Gemma McCall, CEO and co-founder of Culture Shift:

“The expansion of childcare support is a welcome announcement for any parent with young children to hear, especially in the current cost of living crisis where some families are having to make difficult decisions on how they put food on the table.

“On top of this, making childcare more accessible is vital because too often parents have to make do with balancing their career commitments with their childcare needs. But making do is archaic, especially for women who want to have the opportunity to develop in their careers.

“Too often the assumption is made that because someone has become a parent, they are no longer as committed to their career. To see real impact from this announcement, cutting the cost of childcare has to come hand in hand with the recognition that every situation is different and we cannot jump to conclusions about how people feel about their workplace following becoming a parent. Otherwise, we will miss out on the valuable knowledge and insights parents have to offer.”


Paul Fakley, Engagement Director at British Safety Council:

“Well over a million people in the UK say they would like to work but are currently ‘economically inactive’, which is why actions taken to reduce barriers which prevent many people staying in or returning to work are welcome. This includes better support and incentives for disabled people, those with long-term health conditions, the over 50s and parents of young children.

“We know the biggest cause of ill-health or absence from work is stress or poor mental health, followed by muscular-skeletal disorders, so the extra money and support announced here is positive, as is funding to help prevent suicide. There was also some extra funding announced for SMEs to provide occupational health support.

“The cost of living will continue to have a big impact on people’s wellbeing, despite the projected fall in inflation this year. Some employers can’t match this with pay increases, but there is much they can still do to support their staff, through financial awareness, flexible working and other incentives like vouchers and rewards.

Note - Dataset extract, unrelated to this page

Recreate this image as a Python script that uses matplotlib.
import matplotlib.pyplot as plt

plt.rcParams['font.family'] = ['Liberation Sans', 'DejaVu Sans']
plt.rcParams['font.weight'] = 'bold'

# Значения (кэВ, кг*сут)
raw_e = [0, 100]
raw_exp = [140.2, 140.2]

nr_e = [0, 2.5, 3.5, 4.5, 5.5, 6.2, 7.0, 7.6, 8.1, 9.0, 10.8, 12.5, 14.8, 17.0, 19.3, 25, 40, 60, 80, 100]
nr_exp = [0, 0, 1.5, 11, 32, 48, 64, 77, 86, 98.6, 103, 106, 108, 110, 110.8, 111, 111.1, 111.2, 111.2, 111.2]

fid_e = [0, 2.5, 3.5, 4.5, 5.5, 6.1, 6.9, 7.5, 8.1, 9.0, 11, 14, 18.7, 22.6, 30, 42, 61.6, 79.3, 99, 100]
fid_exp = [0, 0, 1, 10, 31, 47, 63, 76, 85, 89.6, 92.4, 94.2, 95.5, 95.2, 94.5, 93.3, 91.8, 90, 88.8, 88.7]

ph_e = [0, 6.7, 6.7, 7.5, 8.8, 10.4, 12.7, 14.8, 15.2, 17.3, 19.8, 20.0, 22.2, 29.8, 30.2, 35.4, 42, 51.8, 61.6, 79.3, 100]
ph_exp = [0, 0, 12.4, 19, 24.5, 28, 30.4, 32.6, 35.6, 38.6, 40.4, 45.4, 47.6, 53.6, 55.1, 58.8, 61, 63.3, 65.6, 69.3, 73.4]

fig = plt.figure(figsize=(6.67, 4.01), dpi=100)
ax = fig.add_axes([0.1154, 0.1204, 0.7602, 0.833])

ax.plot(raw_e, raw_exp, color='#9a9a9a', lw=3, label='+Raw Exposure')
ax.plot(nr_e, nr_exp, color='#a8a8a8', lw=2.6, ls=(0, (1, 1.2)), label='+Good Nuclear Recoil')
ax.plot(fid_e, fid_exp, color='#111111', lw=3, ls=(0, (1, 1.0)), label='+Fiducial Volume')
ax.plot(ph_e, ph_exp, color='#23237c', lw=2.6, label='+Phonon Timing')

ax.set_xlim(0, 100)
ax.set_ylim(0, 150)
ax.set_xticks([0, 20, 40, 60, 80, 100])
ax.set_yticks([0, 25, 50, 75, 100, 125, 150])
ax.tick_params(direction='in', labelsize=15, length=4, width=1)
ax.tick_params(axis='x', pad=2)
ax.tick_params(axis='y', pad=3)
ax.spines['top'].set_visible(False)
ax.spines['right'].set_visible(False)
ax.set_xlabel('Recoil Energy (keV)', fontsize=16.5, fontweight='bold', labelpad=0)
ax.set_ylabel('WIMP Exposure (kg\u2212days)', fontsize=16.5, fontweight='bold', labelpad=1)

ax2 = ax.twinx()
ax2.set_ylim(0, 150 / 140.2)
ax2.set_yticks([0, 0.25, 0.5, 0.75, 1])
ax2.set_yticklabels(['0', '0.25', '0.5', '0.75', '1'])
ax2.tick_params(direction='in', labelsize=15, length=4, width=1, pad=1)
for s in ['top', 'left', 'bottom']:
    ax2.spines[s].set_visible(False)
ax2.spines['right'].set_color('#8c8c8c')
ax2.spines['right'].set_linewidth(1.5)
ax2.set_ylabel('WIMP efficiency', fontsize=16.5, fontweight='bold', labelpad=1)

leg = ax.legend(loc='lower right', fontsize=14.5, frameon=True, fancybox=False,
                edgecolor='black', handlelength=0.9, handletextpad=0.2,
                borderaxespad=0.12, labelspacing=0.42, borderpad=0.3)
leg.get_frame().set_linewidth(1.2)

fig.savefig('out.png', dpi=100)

“We know that good work is good for our mental and physical health, and employers have a vital role in improving the wellbeing of their staff both in and outside of work, which is why we are calling on the Government to go further and develop a National Wellbeing Strategy.”


Anthony Impey MBE, CEO of Be the Business:

“The Chancellor was right to pinpoint the UK’s longstanding productivity issues as a blocker to building Europe’s most dynamic economy. It is imperative that we crack the code on the UK’s languishing productivity, which is why I welcome the Chancellor’s measures to increase business investment.

“Business leaders regularly point to time constraints and cost as key reasons for delaying investment decisions. Today’s announcement of 100 per cent expensing for the next three years simplifies claims and makes these decisions easier for business leaders. This is a positive step which will encourage more businesses to invest in equipment that drives improvements in firm-level productivity.

“Similarly, the twelve new investment zones represent a fantastic opportunity to create productivity hotspots in every part of the country. With the right implementation, they can serve as focal points for ambitious businesses to come together and learn from each other to drive performance, competitiveness and productivity.”


Andrew Mawson, Founder and MD of AWA:

“This increased support for the cost of childcare, coupled with flexible working practices should open the door for many more parents to re-enter the employment market. With substantially full employment in many sectors the Chancellor needs to increase economically active employee populations to try to bring supply and demand of labour back into balance.”